En “El hombre sin atributos”, la novela de Robert Musil, su personaje Clarisse señala: “La gran villanía de hoy no consiste en cometerla, sino en despreocuparse de ella; esta crece en el vacío”. Algo de eso es lo que ha sucedido tras las declaraciones de la ministra Cecilia Pérez, la cual, como una manera de contrarrestar los anuncios de una acusación constitucional del Partido Socialista contra la ministra de Educación, afirmó que esta acción tenía por finalidad eludir las explicaciones que dicho partido debía ofrecer por sus supuestos vínculos con el narcotráfico. El Presidente de la República apoyó esas palabras.
Las expresiones de la ministra Pérez fueron groseras y se apartan del principio de objetividad que se exige a los funcionarios públicos en el desempeño de sus cargos. Ello explica la reacción de la oposición, la cual, en señal de protesta, ha impedido que subsecretarios y asesores ingresen a las comisiones del Congreso. Hasta ahí, el debate no es más que un asunto propio de las contingencias de la política.
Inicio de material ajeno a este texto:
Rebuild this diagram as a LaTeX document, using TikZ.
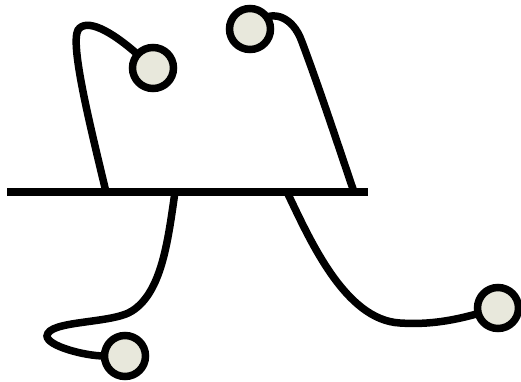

Sin embargo, un grupo de senadores de oposición decidió transformar esas chapuceras palabras en un problema legal, presentando una denuncia en el Ministerio Público porque la ministra Pérez habría omitido su deber de denunciar los ilícitos que enunciaba. Ello es confundir los incómodos ámbitos que genera el debate público, el que incluso debe aceptar groserías y tergiversaciones para contrastarlos con la certeza de los hechos, con los formalismos que impone el sistema penal.
Un sistema democrático razonable debe ser capaz de canalizar en los espacios de la política aquellos debates y reproches que forman parte de las inevitables adversidades que la competencia democrática provoca, aun en casos perturbadores, para así incidir en la agenda pública y obtener el favor de los votantes. Pero cuando la política sobrepasa esos límites, y entrega la capacidad de decisión de esos asuntos a los fiscales, al contralor o a los jueces, no solo tensiona a esas instituciones, empujándolas a resolver controversias que les son ajenas. También termina construyendo la necesidad de una especie de superhéroes, esos personajes que, al amparo de una ciudad corrupta, pueden barrer con los políticos porque solo importa la policía de la rectitud.
Resulta conveniente no olvidar que cuando la política pierde sus atributos para resolver las contingencias del debate público, permite que en el vacío crezcan quienes, bajo simples lealtades formales a la democracia, promueven idearios absolutos que no toleran la diversidad. Y la historia nos ha enseñado que, cuando nos damos cuenta de eso, ya es demasiado tarde. Porque, tal como señala la Clarisse de Musil, “la despreocupación es diez veces más peligrosa que la acción”.